• [TO DO]: Retype the listing that follows, word for word.

• [ENTRIES PROVIDED]:
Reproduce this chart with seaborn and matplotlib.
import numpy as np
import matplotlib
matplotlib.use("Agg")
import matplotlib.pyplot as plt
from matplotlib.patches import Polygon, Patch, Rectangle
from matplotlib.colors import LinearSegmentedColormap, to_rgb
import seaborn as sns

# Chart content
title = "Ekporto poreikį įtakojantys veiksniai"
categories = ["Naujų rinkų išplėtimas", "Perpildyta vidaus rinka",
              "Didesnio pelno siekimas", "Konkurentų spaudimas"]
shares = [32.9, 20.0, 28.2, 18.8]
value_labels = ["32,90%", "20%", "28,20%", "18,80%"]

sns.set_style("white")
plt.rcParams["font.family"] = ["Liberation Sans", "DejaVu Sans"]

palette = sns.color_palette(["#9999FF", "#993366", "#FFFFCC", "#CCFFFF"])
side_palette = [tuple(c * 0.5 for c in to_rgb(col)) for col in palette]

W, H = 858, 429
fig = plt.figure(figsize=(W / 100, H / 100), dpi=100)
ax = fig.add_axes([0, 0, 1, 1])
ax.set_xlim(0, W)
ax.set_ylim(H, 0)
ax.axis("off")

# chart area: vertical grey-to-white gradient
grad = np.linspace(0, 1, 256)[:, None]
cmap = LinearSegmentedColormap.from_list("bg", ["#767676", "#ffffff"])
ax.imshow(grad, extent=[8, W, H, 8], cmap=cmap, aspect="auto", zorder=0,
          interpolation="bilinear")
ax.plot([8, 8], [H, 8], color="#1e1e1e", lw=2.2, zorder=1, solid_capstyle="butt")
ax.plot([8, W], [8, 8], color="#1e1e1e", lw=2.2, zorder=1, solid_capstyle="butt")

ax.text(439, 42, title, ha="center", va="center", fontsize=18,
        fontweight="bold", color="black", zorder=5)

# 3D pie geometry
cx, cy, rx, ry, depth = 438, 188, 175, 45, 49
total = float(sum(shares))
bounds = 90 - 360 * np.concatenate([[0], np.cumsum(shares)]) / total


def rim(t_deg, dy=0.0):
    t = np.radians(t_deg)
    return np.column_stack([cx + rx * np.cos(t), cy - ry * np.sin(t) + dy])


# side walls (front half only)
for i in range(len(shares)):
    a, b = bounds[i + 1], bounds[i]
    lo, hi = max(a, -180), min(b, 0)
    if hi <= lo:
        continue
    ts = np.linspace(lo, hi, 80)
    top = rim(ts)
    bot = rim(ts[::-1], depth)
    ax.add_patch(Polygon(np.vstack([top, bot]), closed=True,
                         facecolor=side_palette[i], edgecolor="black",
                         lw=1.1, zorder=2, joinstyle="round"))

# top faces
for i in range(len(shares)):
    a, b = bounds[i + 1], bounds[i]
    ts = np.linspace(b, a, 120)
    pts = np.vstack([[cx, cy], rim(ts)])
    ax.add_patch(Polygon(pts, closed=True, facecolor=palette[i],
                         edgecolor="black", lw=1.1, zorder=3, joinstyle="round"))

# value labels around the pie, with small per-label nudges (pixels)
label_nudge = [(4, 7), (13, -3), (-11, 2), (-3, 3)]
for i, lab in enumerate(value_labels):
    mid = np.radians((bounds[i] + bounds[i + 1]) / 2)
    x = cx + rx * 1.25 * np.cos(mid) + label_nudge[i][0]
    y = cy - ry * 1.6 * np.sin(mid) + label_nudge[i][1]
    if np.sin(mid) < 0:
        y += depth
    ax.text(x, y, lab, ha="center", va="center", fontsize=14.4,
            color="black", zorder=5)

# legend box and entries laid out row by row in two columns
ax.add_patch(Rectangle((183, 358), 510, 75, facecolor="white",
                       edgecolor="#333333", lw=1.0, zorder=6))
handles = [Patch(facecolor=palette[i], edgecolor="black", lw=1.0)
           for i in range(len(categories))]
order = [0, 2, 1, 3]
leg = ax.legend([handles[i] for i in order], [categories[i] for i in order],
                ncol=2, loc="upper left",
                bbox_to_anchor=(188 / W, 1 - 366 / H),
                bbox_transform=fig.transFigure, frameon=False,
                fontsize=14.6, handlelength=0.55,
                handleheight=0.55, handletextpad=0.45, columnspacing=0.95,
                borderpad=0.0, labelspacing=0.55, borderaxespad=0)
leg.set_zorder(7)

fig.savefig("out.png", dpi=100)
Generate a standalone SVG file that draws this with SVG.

• [COMPLETE RESPONSE]:
Reproduce this chart with seaborn and matplotlib.
import numpy as np
import matplotlib
matplotlib.use("Agg")
import matplotlib.pyplot as plt
from matplotlib.patches import Polygon, Patch, Rectangle
from matplotlib.colors import LinearSegmentedColormap, to_rgb
import seaborn as sns

# Chart content
title = "Ekporto poreikį įtakojantys veiksniai"
categories = ["Naujų rinkų išplėtimas", "Perpildyta vidaus rinka",
              "Didesnio pelno siekimas", "Konkurentų spaudimas"]
shares = [32.9, 20.0, 28.2, 18.8]
value_labels = ["32,90%", "20%", "28,20%", "18,80%"]

sns.set_style("white")
plt.rcParams["font.family"] = ["Liberation Sans", "DejaVu Sans"]

palette = sns.color_palette(["#9999FF", "#993366", "#FFFFCC", "#CCFFFF"])
side_palette = [tuple(c * 0.5 for c in to_rgb(col)) for col in palette]

W, H = 858, 429
fig = plt.figure(figsize=(W / 100, H / 100), dpi=100)
ax = fig.add_axes([0, 0, 1, 1])
ax.set_xlim(0, W)
ax.set_ylim(H, 0)
ax.axis("off")

# chart area: vertical grey-to-white gradient
grad = np.linspace(0, 1, 256)[:, None]
cmap = LinearSegmentedColormap.from_list("bg", ["#767676", "#ffffff"])
ax.imshow(grad, extent=[8, W, H, 8], cmap=cmap, aspect="auto", zorder=0,
          interpolation="bilinear")
ax.plot([8, 8], [H, 8], color="#1e1e1e", lw=2.2, zorder=1, solid_capstyle="butt")
ax.plot([8, W], [8, 8], color="#1e1e1e", lw=2.2, zorder=1, solid_capstyle="butt")

ax.text(439, 42, title, ha="center", va="center", fontsize=18,
        fontweight="bold", color="black", zorder=5)

# 3D pie geometry
cx, cy, rx, ry, depth = 438, 188, 175, 45, 49
total = float(sum(shares))
bounds = 90 - 360 * np.concatenate([[0], np.cumsum(shares)]) / total


def rim(t_deg, dy=0.0):
    t = np.radians(t_deg)
    return np.column_stack([cx + rx * np.cos(t), cy - ry * np.sin(t) + dy])


# side walls (front half only)
for i in range(len(shares)):
    a, b = bounds[i + 1], bounds[i]
    lo, hi = max(a, -180), min(b, 0)
    if hi <= lo:
        continue
    ts = np.linspace(lo, hi, 80)
    top = rim(ts)
    bot = rim(ts[::-1], depth)
    ax.add_patch(Polygon(np.vstack([top, bot]), closed=True,
                         facecolor=side_palette[i], edgecolor="black",
                         lw=1.1, zorder=2, joinstyle="round"))

# top faces
for i in range(len(shares)):
    a, b = bounds[i + 1], bounds[i]
    ts = np.linspace(b, a, 120)
    pts = np.vstack([[cx, cy], rim(ts)])
    ax.add_patch(Polygon(pts, closed=True, facecolor=palette[i],
                         edgecolor="black", lw=1.1, zorder=3, joinstyle="round"))

# value labels around the pie, with small per-label nudges (pixels)
label_nudge = [(4, 7), (13, -3), (-11, 2), (-3, 3)]
for i, lab in enumerate(value_labels):
    mid = np.radians((bounds[i] + bounds[i + 1]) / 2)
    x = cx + rx * 1.25 * np.cos(mid) + label_nudge[i][0]
    y = cy - ry * 1.6 * np.sin(mid) + label_nudge[i][1]
    if np.sin(mid) < 0:
        y += depth
    ax.text(x, y, lab, ha="center", va="center", fontsize=14.4,
            color="black", zorder=5)

# legend box and entries laid out row by row in two columns
ax.add_patch(Rectangle((183, 358), 510, 75, facecolor="white",
                       edgecolor="#333333", lw=1.0, zorder=6))
handles = [Patch(facecolor=palette[i], edgecolor="black", lw=1.0)
           for i in range(len(categories))]
order = [0, 2, 1, 3]
leg = ax.legend([handles[i] for i in order], [categories[i] for i in order],
                ncol=2, loc="upper left",
                bbox_to_anchor=(188 / W, 1 - 366 / H),
                bbox_transform=fig.transFigure, frameon=False,
                fontsize=14.6, handlelength=0.55,
                handleheight=0.55, handletextpad=0.45, columnspacing=0.95,
                borderpad=0.0, labelspacing=0.55, borderaxespad=0)
leg.set_zorder(7)

fig.savefig("out.png", dpi=100)
Generate a standalone SVG file that draws this with SVG.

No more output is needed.